Holland set the Giants down in a perfect ninth. Asked what his 100th career save meant, Holland said, "It means we won."
— Nori’s cannon. Nori Aoki became just the third outfielder in Royals history to record two outfield assists in the same inning, and the first in over 40 years. Amos Otis was the last Royal to do it — in 1970. Bob Oliver did it in 1969, the first year of existence for the Royals.
Aoki’s first assist in the third inning came when the Giants’ Hunter Pence raced from first to third on a single. Pence beat Aoki’s strong throw and was ruled safe. The Royals thought Pence bounced off the bag after Mike Moustakas’ tag, and thus challenged. The Royals won the challenge and Aoki got his first assist.
"That was really a huge play of the game," Yost said.

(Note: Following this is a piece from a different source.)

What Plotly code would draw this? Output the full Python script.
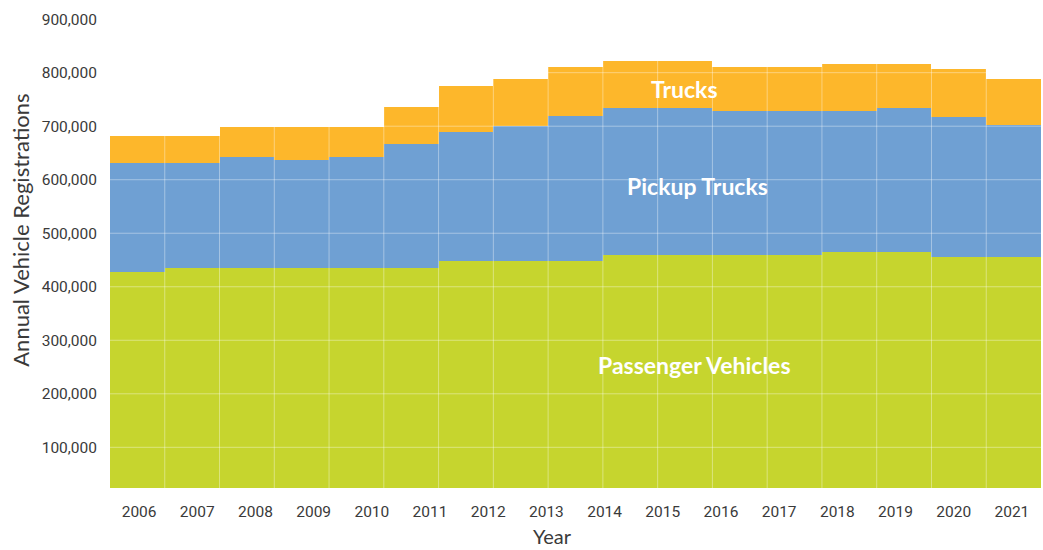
import plotly.graph_objects as go

# ---- data ----
years = [2006, 2007, 2008, 2009, 2010, 2011, 2012, 2013, 2014, 2015,
         2016, 2017, 2018, 2019, 2020, 2021]
# the stacked steps are drawn in 17 equal columns across the year axis
passenger = [428000, 435000, 435000, 435000, 435000, 435000, 449000, 449000, 449000,
             460000, 460000, 460000, 460000, 465000, 465000, 456000, 456000]
pickup = [204000, 197000, 207000, 202000, 208000, 232000, 241000, 251000, 271000,
          274000, 274000, 268000, 268000, 263000, 269000, 262000, 247000]
trucks = [50000, 50000, 56000, 61000, 55000, 68000, 86000, 89000, 90000,
          87000, 87000, 83000, 83000, 89000, 83000, 88000, 86000]
y_ticks = [100000, 200000, 300000, 400000, 500000, 600000, 700000, 800000, 900000]

series = [
    ("Passenger Vehicles", passenger, "#C6D52E"),
    ("Pickup Trucks", pickup, "#6FA0D3"),
    ("Trucks", trucks, "#FDB72B"),
]

x0 = years[0] - 0.5
x1 = years[-1] + 0.5
n = len(passenger)
w = (x1 - x0) / n
xs = [x0 + (i + 0.5) * w for i in range(n)]

fig = go.Figure()
for name, vals, col in series:
    fig.add_trace(go.Bar(x=xs, y=vals, width=w, name=name,
                         marker=dict(color=col, line=dict(width=0)),
                         hoverinfo="name+y"))

grid = "rgba(255,255,255,0.38)"
for v in y_ticks:
    fig.add_hline(y=v, line=dict(color=grid, width=1), layer="above")
for i in range(1, n):
    fig.add_vline(x=x0 + i * w, line=dict(color=grid, width=1), layer="above")

tick_font = dict(family="Roboto, Liberation Sans, sans-serif", size=15.5, color="#3a3a3a")
title_font = dict(family="Lato, Open Sans, sans-serif", size=22, color="#3a3a3a")
year_font = dict(family="Lato, Open Sans, sans-serif", size=20, color="#3a3a3a")
lab_font = dict(family="Lato, Open Sans, sans-serif", size=23, color="#FFFFFF")

fig.update_layout(
    width=1043, height=550,
    margin=dict(l=110, r=2, t=19, b=62),
    barmode="stack", bargap=0,
    plot_bgcolor="white", paper_bgcolor="white",
    showlegend=False,
    xaxis=dict(range=[x0, x1], tickmode="array", tickvals=years,
               ticktext=[str(y) for y in years], showgrid=False, zeroline=False,
               showline=False, ticks="", tickfont=tick_font, ticklabelstandoff=12),
    yaxis=dict(range=[24000, 900300], tickmode="array", tickvals=y_ticks,
               tickformat=",", showgrid=False, zeroline=False, showline=False,
               ticks="", tickfont=tick_font, ticklabelstandoff=12),
    annotations=[
        dict(text="Annual Vehicle Registrations", textangle=-90, xref="paper", yref="paper",
             x=-0.097, y=0.55, xanchor="center", yanchor="middle", showarrow=False,
             font=title_font),
        dict(text="Year", xref="paper", yref="paper", x=0.475, y=-0.102,
             xanchor="center", yanchor="middle", showarrow=False, font=year_font),
        dict(text="<b>Trucks</b>", x=2015.38, y=770000, showarrow=False, font=lab_font),
        dict(text="<b>Pickup Trucks</b>", x=2015.59, y=589000, showarrow=False, font=lab_font),
        dict(text="<b>Passenger Vehicles</b>", x=2015.55, y=254000, showarrow=False, font=lab_font),
    ],
)

fig.write_html("out.html", config={"displayModeBar": False},
               post_script="document.body.style.margin='0px';")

Later in the inning, Aoki threw out Joaquin Arias at the plate as Arias tried to score from second on a single. It was another tremendous throw that kept the Giants from taking a 3-2 lead at the time.
— Billy bomb. Butler’s last three homers at The K have landed in almost the identical spot in the seats just below the Royals Hall of Fame in left field — well over 400 feet from home plate. Butler’s two-run blast in the first measured 422 feet.

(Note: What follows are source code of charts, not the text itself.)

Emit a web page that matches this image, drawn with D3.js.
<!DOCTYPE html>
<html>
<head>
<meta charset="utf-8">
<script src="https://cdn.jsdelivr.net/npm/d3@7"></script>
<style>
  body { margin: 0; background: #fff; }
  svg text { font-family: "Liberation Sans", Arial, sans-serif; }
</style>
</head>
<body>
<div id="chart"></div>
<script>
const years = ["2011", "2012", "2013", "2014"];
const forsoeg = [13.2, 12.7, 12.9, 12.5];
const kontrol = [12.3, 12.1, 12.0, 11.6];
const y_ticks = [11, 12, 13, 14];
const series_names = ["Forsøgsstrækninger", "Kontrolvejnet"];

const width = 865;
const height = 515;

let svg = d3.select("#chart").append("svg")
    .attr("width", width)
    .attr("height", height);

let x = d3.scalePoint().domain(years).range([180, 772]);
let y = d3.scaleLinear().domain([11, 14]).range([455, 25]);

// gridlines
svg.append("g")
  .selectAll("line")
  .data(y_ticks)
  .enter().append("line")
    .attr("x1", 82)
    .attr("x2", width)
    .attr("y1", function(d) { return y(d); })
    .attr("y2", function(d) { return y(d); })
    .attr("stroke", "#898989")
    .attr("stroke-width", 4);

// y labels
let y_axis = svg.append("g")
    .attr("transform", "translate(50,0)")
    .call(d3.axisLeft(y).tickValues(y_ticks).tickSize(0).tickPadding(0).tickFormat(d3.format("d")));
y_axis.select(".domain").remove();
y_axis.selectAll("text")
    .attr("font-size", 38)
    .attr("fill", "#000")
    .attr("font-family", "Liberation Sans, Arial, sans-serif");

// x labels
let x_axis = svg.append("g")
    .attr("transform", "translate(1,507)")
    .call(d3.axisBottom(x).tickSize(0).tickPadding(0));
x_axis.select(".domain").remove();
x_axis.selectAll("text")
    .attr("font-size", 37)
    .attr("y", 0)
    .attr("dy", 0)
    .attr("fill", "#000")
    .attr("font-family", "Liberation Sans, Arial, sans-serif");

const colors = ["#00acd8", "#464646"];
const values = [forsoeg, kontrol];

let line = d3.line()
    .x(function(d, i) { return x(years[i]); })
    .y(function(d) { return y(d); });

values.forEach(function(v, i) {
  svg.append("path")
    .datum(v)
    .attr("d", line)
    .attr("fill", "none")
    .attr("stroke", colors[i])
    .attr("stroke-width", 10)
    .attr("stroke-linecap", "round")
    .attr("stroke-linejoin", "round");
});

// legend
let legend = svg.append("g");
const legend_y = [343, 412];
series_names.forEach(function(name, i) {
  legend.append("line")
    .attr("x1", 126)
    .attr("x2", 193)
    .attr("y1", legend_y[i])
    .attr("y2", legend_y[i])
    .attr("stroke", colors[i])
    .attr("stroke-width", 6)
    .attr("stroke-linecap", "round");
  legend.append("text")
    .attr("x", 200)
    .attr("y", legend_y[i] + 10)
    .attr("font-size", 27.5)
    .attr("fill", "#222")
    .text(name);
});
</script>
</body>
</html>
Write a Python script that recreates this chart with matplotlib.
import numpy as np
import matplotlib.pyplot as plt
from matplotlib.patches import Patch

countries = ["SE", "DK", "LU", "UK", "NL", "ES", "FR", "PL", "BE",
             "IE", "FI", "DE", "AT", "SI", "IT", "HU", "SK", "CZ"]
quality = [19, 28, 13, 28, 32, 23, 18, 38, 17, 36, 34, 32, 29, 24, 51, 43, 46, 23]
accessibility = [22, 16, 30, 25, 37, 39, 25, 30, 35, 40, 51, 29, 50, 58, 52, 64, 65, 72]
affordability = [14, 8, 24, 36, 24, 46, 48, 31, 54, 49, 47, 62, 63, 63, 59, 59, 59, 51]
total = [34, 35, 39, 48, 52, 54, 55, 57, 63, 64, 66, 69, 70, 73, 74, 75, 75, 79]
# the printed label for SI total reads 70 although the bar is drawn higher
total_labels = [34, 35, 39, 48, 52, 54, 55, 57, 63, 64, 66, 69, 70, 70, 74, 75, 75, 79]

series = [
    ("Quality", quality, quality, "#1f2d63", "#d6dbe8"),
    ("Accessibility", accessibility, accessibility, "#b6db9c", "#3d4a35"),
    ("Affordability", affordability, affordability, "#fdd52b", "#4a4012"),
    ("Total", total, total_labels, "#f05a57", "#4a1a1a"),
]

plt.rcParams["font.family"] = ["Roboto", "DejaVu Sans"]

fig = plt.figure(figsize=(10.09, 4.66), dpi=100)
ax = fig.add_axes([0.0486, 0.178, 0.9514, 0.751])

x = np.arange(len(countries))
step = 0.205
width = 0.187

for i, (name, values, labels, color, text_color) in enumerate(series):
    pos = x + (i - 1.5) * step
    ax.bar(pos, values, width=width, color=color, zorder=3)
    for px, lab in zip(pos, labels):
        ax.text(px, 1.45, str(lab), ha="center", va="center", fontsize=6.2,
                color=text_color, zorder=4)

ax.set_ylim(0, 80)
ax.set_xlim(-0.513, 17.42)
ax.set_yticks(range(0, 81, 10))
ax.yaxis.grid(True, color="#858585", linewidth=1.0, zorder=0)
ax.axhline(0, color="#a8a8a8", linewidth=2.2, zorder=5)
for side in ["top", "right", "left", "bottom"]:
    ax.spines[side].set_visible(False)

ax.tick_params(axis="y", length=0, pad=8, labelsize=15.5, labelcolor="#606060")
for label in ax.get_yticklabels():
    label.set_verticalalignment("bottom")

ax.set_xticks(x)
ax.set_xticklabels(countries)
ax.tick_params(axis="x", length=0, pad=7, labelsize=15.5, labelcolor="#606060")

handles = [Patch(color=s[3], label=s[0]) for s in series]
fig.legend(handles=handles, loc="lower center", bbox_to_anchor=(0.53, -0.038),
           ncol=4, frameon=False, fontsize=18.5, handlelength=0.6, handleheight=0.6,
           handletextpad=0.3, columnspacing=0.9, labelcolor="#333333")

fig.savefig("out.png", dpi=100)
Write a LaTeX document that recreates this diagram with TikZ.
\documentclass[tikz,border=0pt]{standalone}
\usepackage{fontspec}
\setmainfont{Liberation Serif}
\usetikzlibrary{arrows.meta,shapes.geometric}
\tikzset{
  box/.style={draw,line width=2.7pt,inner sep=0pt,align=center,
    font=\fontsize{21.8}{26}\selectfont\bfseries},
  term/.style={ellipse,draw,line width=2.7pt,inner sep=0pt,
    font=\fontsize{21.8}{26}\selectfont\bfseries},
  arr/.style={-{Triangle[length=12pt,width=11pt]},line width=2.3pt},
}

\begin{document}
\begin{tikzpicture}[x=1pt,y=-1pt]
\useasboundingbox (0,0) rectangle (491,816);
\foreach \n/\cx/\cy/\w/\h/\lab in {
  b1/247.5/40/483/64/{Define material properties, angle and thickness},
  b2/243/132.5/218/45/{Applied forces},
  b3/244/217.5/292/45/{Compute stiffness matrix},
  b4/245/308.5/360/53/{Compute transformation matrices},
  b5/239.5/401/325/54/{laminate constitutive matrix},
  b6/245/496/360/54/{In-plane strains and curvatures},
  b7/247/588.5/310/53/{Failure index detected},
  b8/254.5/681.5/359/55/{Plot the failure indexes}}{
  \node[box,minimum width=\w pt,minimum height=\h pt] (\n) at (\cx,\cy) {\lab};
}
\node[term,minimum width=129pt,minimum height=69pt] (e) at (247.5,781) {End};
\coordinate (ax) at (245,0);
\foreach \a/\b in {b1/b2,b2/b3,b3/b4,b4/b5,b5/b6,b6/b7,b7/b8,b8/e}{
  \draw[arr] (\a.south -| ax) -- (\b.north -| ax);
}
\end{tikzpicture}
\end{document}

"I’m just getting good results now," Butler said. "I was having good at-bats early in the year and not getting good results. But over the course of a season, you expect to have things sort of even out."

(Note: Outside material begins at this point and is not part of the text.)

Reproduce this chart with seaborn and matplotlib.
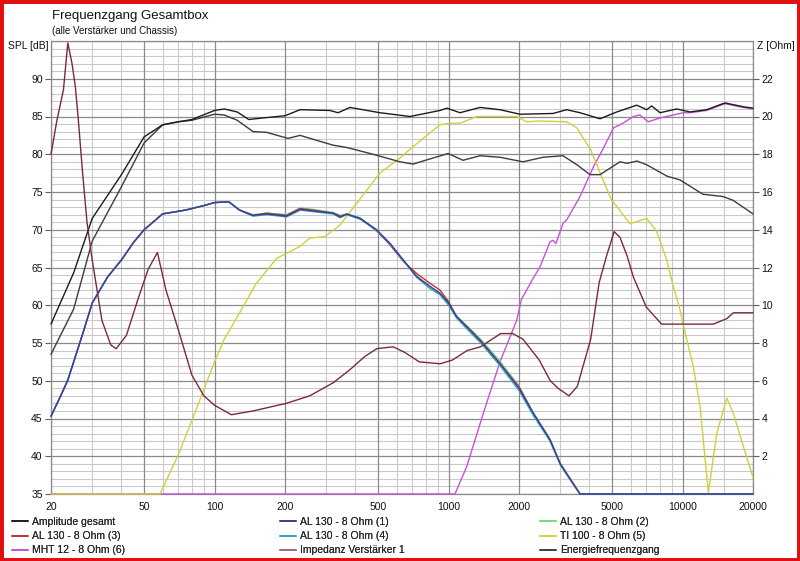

Butler also came through in the big two-run sixth. With runners on first and third, he sliced a ground single through the right side, giving the Royals a 3-2 lead.
"I was just trying to get the ball in play," he said. "I had two strikes on me and I just wanted to put it fair somewhere."
— Gordon’s tack-on RBI. Yost talks constantly about tack-on runs, and after Butler’s RBI single, Alex Gordon came through against tough left-hander Madison Bumgarner by going with a slider and slicing it into the left-field corner to score Sal Perez. That made it 4-2. Nice piece of hitting.
— Vargy did not pitch a great game. Moose couldn’t use his famous quote after this one — Vargas did not have great command and left after just five innings, having heaved 101 pitches toward the plate. The Giants didn’t exactly hit him hard — many of the hits were seeing-eye grounders and soft liners. And to Vargas’ credit, he did battle to keep the Giants to just two runs.
"He’s not been real sharp," Yost said, "but they really didn’t hit that many balls hard."
— Royals’ rockets get caught. For the first few innings, it seemed like the Royals were in for a bad-luck night. As the Giants kept bleeding soft hits all over the place, the Royals kept ripping line drives right at defenders. Perez hit two rockets — one right to the third baseman and one straight to the left fielder. Erik Kratz smoked a liner directly at the right fielder. Alcides Escobar lined hard to short. And Moustakas lined hard on one-hopper right at the second baseman, who was playing in short right field.
— Billy’s legs. OK, it’s a little tough to get on Butler after he slammed a two-run homer in the first and delivered the go-ahead RBI in the sixth, so we won’t. But we will point out that Billy got cut down going from first to third on Gordon’s slicing liner into the left-field corner that got away from Juan Perez. To be fair, Butler had to hold up between first and second on the ball, thinking it might be caught. Then he had to start up again when he saw it drop. And he doesn’t get paid for his wheels.